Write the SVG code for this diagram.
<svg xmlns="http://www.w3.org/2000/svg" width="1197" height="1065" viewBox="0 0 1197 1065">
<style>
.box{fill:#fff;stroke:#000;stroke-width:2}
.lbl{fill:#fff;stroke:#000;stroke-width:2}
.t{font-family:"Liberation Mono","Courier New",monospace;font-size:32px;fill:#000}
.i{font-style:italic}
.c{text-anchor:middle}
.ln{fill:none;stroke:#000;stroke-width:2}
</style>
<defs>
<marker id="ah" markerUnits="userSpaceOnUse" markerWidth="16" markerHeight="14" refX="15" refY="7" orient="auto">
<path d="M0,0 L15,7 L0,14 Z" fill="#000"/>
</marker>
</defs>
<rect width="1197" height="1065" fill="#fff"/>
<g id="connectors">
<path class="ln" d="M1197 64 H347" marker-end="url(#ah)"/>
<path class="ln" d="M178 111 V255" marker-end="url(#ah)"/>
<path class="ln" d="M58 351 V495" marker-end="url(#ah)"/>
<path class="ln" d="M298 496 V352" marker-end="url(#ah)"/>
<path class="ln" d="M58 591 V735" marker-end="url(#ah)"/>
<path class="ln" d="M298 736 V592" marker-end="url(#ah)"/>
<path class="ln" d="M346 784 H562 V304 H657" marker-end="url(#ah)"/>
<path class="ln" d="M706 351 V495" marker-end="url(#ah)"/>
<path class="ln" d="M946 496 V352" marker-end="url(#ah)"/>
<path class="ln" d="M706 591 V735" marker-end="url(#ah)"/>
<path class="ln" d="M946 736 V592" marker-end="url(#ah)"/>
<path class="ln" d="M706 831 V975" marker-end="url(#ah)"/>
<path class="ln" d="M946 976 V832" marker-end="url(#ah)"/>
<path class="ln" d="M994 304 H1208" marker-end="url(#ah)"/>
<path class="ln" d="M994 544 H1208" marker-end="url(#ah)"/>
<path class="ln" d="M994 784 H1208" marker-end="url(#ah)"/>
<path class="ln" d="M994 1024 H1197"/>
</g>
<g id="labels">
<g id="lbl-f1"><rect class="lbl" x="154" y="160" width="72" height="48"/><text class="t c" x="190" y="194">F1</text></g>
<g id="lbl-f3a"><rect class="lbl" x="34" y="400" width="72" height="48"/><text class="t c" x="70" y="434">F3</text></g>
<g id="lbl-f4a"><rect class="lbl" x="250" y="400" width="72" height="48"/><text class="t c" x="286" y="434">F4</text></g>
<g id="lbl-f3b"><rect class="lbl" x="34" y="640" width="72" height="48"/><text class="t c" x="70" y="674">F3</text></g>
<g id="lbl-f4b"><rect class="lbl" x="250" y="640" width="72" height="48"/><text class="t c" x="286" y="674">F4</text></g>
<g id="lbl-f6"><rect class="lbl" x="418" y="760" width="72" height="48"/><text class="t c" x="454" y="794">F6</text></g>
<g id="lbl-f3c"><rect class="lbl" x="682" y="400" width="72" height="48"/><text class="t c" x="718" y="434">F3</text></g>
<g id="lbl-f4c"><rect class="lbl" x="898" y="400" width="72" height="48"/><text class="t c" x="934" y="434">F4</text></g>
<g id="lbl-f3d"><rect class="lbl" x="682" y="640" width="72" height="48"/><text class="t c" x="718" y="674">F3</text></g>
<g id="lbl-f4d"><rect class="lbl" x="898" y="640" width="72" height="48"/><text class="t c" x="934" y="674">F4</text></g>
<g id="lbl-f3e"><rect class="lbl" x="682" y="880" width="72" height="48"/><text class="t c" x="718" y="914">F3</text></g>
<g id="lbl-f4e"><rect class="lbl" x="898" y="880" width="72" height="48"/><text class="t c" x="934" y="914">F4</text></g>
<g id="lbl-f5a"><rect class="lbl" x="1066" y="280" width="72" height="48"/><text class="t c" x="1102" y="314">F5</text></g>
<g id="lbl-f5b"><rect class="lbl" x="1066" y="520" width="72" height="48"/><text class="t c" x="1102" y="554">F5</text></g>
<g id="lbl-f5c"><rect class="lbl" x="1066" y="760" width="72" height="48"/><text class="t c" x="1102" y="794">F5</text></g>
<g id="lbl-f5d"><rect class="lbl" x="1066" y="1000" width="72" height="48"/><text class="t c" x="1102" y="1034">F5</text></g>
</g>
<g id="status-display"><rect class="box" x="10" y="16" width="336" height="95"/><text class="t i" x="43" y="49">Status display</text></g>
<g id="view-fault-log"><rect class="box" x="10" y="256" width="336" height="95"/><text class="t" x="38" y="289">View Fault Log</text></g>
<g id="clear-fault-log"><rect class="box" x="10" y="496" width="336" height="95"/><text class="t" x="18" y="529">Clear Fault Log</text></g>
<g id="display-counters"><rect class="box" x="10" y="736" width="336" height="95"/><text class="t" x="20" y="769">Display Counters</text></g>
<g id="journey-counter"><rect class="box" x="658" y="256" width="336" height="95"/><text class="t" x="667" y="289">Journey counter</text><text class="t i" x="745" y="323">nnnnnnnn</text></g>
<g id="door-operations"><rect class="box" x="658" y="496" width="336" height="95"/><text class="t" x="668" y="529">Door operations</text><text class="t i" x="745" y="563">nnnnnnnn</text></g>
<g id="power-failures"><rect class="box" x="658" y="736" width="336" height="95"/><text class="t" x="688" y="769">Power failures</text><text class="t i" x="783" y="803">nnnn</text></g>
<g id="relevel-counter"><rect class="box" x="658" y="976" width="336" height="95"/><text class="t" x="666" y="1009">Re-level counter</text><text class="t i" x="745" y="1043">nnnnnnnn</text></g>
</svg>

→ Exercise task: Write out the data exactly as it stands.

→ Finished task:
Write the SVG code for this diagram.
<svg xmlns="http://www.w3.org/2000/svg" width="1197" height="1065" viewBox="0 0 1197 1065">
<style>
.box{fill:#fff;stroke:#000;stroke-width:2}
.lbl{fill:#fff;stroke:#000;stroke-width:2}
.t{font-family:"Liberation Mono","Courier New",monospace;font-size:32px;fill:#000}
.i{font-style:italic}
.c{text-anchor:middle}
.ln{fill:none;stroke:#000;stroke-width:2}
</style>
<defs>
<marker id="ah" markerUnits="userSpaceOnUse" markerWidth="16" markerHeight="14" refX="15" refY="7" orient="auto">
<path d="M0,0 L15,7 L0,14 Z" fill="#000"/>
</marker>
</defs>
<rect width="1197" height="1065" fill="#fff"/>
<g id="connectors">
<path class="ln" d="M1197 64 H347" marker-end="url(#ah)"/>
<path class="ln" d="M178 111 V255" marker-end="url(#ah)"/>
<path class="ln" d="M58 351 V495" marker-end="url(#ah)"/>
<path class="ln" d="M298 496 V352" marker-end="url(#ah)"/>
<path class="ln" d="M58 591 V735" marker-end="url(#ah)"/>
<path class="ln" d="M298 736 V592" marker-end="url(#ah)"/>
<path class="ln" d="M346 784 H562 V304 H657" marker-end="url(#ah)"/>
<path class="ln" d="M706 351 V495" marker-end="url(#ah)"/>
<path class="ln" d="M946 496 V352" marker-end="url(#ah)"/>
<path class="ln" d="M706 591 V735" marker-end="url(#ah)"/>
<path class="ln" d="M946 736 V592" marker-end="url(#ah)"/>
<path class="ln" d="M706 831 V975" marker-end="url(#ah)"/>
<path class="ln" d="M946 976 V832" marker-end="url(#ah)"/>
<path class="ln" d="M994 304 H1208" marker-end="url(#ah)"/>
<path class="ln" d="M994 544 H1208" marker-end="url(#ah)"/>
<path class="ln" d="M994 784 H1208" marker-end="url(#ah)"/>
<path class="ln" d="M994 1024 H1197"/>
</g>
<g id="labels">
<g id="lbl-f1"><rect class="lbl" x="154" y="160" width="72" height="48"/><text class="t c" x="190" y="194">F1</text></g>
<g id="lbl-f3a"><rect class="lbl" x="34" y="400" width="72" height="48"/><text class="t c" x="70" y="434">F3</text></g>
<g id="lbl-f4a"><rect class="lbl" x="250" y="400" width="72" height="48"/><text class="t c" x="286" y="434">F4</text></g>
<g id="lbl-f3b"><rect class="lbl" x="34" y="640" width="72" height="48"/><text class="t c" x="70" y="674">F3</text></g>
<g id="lbl-f4b"><rect class="lbl" x="250" y="640" width="72" height="48"/><text class="t c" x="286" y="674">F4</text></g>
<g id="lbl-f6"><rect class="lbl" x="418" y="760" width="72" height="48"/><text class="t c" x="454" y="794">F6</text></g>
<g id="lbl-f3c"><rect class="lbl" x="682" y="400" width="72" height="48"/><text class="t c" x="718" y="434">F3</text></g>
<g id="lbl-f4c"><rect class="lbl" x="898" y="400" width="72" height="48"/><text class="t c" x="934" y="434">F4</text></g>
<g id="lbl-f3d"><rect class="lbl" x="682" y="640" width="72" height="48"/><text class="t c" x="718" y="674">F3</text></g>
<g id="lbl-f4d"><rect class="lbl" x="898" y="640" width="72" height="48"/><text class="t c" x="934" y="674">F4</text></g>
<g id="lbl-f3e"><rect class="lbl" x="682" y="880" width="72" height="48"/><text class="t c" x="718" y="914">F3</text></g>
<g id="lbl-f4e"><rect class="lbl" x="898" y="880" width="72" height="48"/><text class="t c" x="934" y="914">F4</text></g>
<g id="lbl-f5a"><rect class="lbl" x="1066" y="280" width="72" height="48"/><text class="t c" x="1102" y="314">F5</text></g>
<g id="lbl-f5b"><rect class="lbl" x="1066" y="520" width="72" height="48"/><text class="t c" x="1102" y="554">F5</text></g>
<g id="lbl-f5c"><rect class="lbl" x="1066" y="760" width="72" height="48"/><text class="t c" x="1102" y="794">F5</text></g>
<g id="lbl-f5d"><rect class="lbl" x="1066" y="1000" width="72" height="48"/><text class="t c" x="1102" y="1034">F5</text></g>
</g>
<g id="status-display"><rect class="box" x="10" y="16" width="336" height="95"/><text class="t i" x="43" y="49">Status display</text></g>
<g id="view-fault-log"><rect class="box" x="10" y="256" width="336" height="95"/><text class="t" x="38" y="289">View Fault Log</text></g>
<g id="clear-fault-log"><rect class="box" x="10" y="496" width="336" height="95"/><text class="t" x="18" y="529">Clear Fault Log</text></g>
<g id="display-counters"><rect class="box" x="10" y="736" width="336" height="95"/><text class="t" x="20" y="769">Display Counters</text></g>
<g id="journey-counter"><rect class="box" x="658" y="256" width="336" height="95"/><text class="t" x="667" y="289">Journey counter</text><text class="t i" x="745" y="323">nnnnnnnn</text></g>
<g id="door-operations"><rect class="box" x="658" y="496" width="336" height="95"/><text class="t" x="668" y="529">Door operations</text><text class="t i" x="745" y="563">nnnnnnnn</text></g>
<g id="power-failures"><rect class="box" x="658" y="736" width="336" height="95"/><text class="t" x="688" y="769">Power failures</text><text class="t i" x="783" y="803">nnnn</text></g>
<g id="relevel-counter"><rect class="box" x="658" y="976" width="336" height="95"/><text class="t" x="666" y="1009">Re-level counter</text><text class="t i" x="745" y="1043">nnnnnnnn</text></g>
</svg>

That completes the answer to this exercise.